Moments after midnight one recent Monday, Adobe Systems (ADBE ) unveiled its plan to buy Macromedia (MACR ). By day's end, shares of the two software makers had reacted predictably. Adobe was off nearly 10%, while Macromedia gained almost 10%. The clearest winner may be mutual fund giant Fidelity Investments. Days earlier it reported owning 11.3% of Macromedia.
While Fidelity did not disclose the cost of its Macromedia stake, securities filings indicate it picked up nearly 5.6 million shares in the first quarter. At the period's average closing price, that would mean Fidelity enjoyed a swift gain of more than 20% on the Macromedia it added this year, plus a lot more on the 2.2 million shares it got last fall when they were much cheaper. For Fidelity and its fellow shareholders, the question now is whether to hold on once this $3.4 billion all-stock merger is consummated. Known best for its Acrobat and Photoshop document- and picture-editing programs, Adobe aims by fall to have closed its deal for Macromedia, maker of the Dreamweaver and Flash programs for Web developers, plus Flash Lite, a hot seller for mobile devices.

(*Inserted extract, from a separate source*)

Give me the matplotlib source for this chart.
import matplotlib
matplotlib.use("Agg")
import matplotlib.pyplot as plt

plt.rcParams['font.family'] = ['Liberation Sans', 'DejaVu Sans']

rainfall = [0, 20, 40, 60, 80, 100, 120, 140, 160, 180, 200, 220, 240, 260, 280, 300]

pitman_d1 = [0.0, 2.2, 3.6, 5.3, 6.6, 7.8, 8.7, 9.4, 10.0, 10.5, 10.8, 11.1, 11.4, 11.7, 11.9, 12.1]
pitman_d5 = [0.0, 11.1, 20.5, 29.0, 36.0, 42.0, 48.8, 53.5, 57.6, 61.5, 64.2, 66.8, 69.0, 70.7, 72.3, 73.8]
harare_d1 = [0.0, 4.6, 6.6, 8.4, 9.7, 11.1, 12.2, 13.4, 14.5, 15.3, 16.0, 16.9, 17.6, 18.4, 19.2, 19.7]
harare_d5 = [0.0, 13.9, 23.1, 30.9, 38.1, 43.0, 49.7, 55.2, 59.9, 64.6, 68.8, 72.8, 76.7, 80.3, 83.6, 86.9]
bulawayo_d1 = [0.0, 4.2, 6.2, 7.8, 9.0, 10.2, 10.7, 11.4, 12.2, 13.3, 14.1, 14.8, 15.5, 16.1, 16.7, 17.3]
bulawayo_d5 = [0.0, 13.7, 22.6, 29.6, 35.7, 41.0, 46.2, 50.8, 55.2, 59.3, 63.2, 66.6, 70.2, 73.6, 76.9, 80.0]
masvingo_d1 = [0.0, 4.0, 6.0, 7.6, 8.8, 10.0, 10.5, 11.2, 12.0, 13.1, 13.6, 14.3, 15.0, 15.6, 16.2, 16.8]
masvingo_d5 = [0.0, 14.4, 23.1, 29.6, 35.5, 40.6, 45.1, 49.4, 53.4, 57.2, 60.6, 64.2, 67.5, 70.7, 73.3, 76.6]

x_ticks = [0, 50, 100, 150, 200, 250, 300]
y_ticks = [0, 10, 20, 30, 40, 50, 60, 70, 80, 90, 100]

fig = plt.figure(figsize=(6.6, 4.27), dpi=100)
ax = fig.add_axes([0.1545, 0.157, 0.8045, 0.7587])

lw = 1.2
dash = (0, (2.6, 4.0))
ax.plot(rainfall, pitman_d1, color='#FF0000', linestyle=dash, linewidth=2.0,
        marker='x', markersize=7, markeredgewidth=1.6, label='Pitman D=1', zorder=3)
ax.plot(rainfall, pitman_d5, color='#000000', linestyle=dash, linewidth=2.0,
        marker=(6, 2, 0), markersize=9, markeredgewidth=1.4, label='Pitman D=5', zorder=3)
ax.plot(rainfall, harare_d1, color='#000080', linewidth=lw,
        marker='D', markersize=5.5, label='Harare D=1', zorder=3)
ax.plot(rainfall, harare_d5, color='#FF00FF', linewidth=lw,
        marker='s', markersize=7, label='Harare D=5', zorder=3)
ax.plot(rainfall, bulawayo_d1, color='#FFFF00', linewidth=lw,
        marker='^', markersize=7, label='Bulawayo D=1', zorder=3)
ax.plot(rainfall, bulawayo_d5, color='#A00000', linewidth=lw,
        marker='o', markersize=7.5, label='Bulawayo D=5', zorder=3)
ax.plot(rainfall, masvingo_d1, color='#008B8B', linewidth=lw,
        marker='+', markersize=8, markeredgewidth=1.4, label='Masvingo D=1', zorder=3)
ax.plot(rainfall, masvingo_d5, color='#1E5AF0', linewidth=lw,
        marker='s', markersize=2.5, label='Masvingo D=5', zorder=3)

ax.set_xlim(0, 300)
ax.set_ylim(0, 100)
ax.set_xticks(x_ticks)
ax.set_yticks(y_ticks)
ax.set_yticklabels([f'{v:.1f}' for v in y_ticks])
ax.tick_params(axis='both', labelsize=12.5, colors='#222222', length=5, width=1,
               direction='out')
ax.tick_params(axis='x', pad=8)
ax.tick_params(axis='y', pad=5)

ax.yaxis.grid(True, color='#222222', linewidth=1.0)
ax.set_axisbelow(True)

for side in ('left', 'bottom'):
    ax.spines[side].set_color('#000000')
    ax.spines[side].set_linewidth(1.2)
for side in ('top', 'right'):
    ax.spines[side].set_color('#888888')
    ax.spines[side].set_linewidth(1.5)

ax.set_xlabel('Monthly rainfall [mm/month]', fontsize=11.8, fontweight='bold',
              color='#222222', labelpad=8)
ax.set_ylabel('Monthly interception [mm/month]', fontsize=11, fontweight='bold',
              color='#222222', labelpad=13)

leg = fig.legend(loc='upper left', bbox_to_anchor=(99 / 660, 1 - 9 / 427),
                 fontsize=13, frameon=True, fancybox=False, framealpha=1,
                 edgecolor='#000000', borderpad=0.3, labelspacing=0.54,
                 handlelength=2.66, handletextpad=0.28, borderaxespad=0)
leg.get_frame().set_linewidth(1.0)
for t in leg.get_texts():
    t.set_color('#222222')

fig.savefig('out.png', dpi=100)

AT ITS NOMINAL VALUE, $3.4 BILLION, this deal isn't cheap. In the fiscal year that ended on Mar. 31, Macromedia earned $42.5 million on $436 million in sales. That means Adobe is paying nearly eight times sales and 80 times earnings for Macromedia. Viewed more closely, Macromedia's price tag looks a bit lower. For one thing, the $3.4 billion figure does not reflect some $378 million in cash that Macromedia, which has no debt, brings with it. It also does not account for a total of $589 million in tax-loss and research-credit carryforwards. An Adobe spokesman confirmed that these tax assets were a factor in its bid, yet precisely how much of them Adobe will be able ultimately to apply against its own future tax liabilities is uncertain. A back-of-the-envelope guesstimate suggests that at, say, Adobe's average effective tax rate over the past three years (30%), the carryforwards might be worth up to $170 million or so.

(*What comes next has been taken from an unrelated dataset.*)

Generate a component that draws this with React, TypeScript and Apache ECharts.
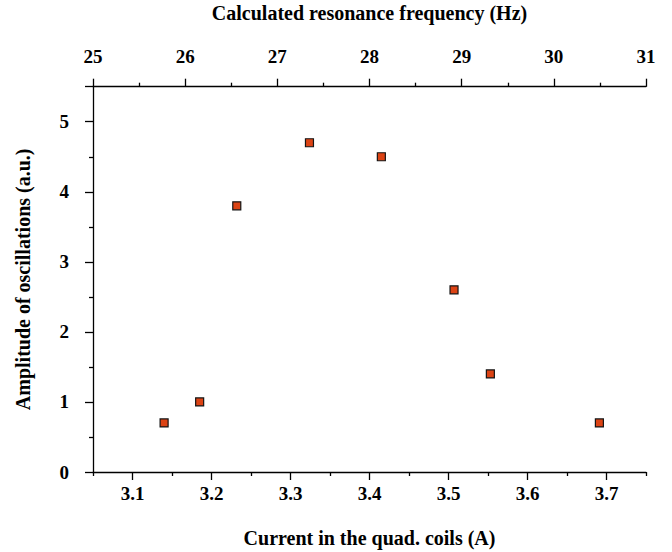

Dealmakers eager to rationalize mergers often note cash positions and tax breaks of the sort Macromedia may bring to Adobe. They would put the deal's true cost closer to $2.9 billion. Even so, Macromedia remains a rich morsel for Adobe -- and not just on multiples of sales (6.7 times) and earnings (68 times). To see what I mean, take a glance at the table. Adobe, a disciplined company with no debt and steady delivery of earnings, agreed to pay a premium price for a plainly less-efficient operator. Adobe's operating margin is almost three times as wide, a chasm in profitability that is most starkly seen via operating profits per employee at each of the two companies: The average Adobe employee's profit runs four times higher.
Closing that gap, in part by cutting overhead at Macromedia, is one element in the deal's potential. Yet in describing his plan to Wall Street analysts, Adobe CEO Bruce Chizen emphasized that the merger is predicated on capturing more revenue, not squeezing out efficiencies. In the first year his best hope is for a slight addition to earnings. "Keep in mind, long term, this is obviously all about growth," he said. "The explosion of visual content, the fact that we'll be able to provide our customers with a more complete solution ...lead[s] us to believe that this combination will, over time, clearly generate greater growth."
From Silicon Valley, where competitive edges dull fast, "long term" and "over time" are dangerous words. That's why I won't be surprised if we look up one day and find that Fidelity has made a securities filing disclosing that it has started cashing out its quick profit on Macromedia.